EXERCISE MATERIAL
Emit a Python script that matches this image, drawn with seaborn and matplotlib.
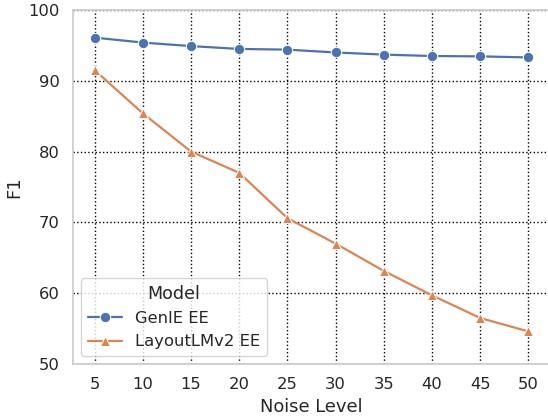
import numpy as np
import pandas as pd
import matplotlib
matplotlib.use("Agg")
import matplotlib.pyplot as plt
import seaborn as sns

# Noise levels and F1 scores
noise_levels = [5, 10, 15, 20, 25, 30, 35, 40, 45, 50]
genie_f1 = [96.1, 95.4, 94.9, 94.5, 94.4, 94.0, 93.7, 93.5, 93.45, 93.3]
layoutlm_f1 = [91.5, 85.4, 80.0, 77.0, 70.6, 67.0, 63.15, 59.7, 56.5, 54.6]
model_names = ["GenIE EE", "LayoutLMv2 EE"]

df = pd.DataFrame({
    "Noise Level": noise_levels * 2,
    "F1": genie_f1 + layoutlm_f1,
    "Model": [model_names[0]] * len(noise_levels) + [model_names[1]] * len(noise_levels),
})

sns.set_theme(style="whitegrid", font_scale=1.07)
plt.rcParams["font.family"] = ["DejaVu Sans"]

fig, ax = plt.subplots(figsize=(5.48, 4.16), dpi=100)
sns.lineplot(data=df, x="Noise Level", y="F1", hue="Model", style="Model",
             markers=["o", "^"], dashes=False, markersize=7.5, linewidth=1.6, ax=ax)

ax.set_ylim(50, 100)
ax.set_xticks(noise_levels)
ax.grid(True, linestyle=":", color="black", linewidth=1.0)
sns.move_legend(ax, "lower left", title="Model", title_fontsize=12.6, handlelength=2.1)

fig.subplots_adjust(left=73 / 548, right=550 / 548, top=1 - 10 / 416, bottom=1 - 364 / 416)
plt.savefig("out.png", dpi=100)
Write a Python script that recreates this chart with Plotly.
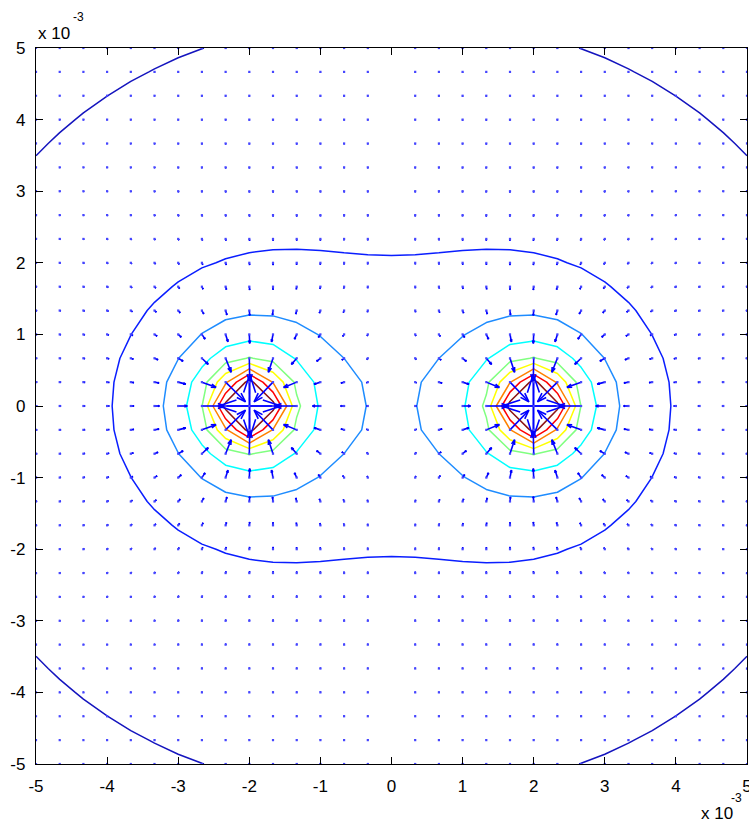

INSTRUCTIONS TO FOLLOW
Return every line of the records exactly as given, pictures excluded.

WRITTEN RESPONSE
Emit a Python script that matches this image, drawn with seaborn and matplotlib.
import numpy as np
import pandas as pd
import matplotlib
matplotlib.use("Agg")
import matplotlib.pyplot as plt
import seaborn as sns

# Noise levels and F1 scores
noise_levels = [5, 10, 15, 20, 25, 30, 35, 40, 45, 50]
genie_f1 = [96.1, 95.4, 94.9, 94.5, 94.4, 94.0, 93.7, 93.5, 93.45, 93.3]
layoutlm_f1 = [91.5, 85.4, 80.0, 77.0, 70.6, 67.0, 63.15, 59.7, 56.5, 54.6]
model_names = ["GenIE EE", "LayoutLMv2 EE"]

df = pd.DataFrame({
    "Noise Level": noise_levels * 2,
    "F1": genie_f1 + layoutlm_f1,
    "Model": [model_names[0]] * len(noise_levels) + [model_names[1]] * len(noise_levels),
})

sns.set_theme(style="whitegrid", font_scale=1.07)
plt.rcParams["font.family"] = ["DejaVu Sans"]

fig, ax = plt.subplots(figsize=(5.48, 4.16), dpi=100)
sns.lineplot(data=df, x="Noise Level", y="F1", hue="Model", style="Model",
             markers=["o", "^"], dashes=False, markersize=7.5, linewidth=1.6, ax=ax)

ax.set_ylim(50, 100)
ax.set_xticks(noise_levels)
ax.grid(True, linestyle=":", color="black", linewidth=1.0)
sns.move_legend(ax, "lower left", title="Model", title_fontsize=12.6, handlelength=2.1)

fig.subplots_adjust(left=73 / 548, right=550 / 548, top=1 - 10 / 416, bottom=1 - 364 / 416)
plt.savefig("out.png", dpi=100)
Write a Python script that recreates this chart with Plotly.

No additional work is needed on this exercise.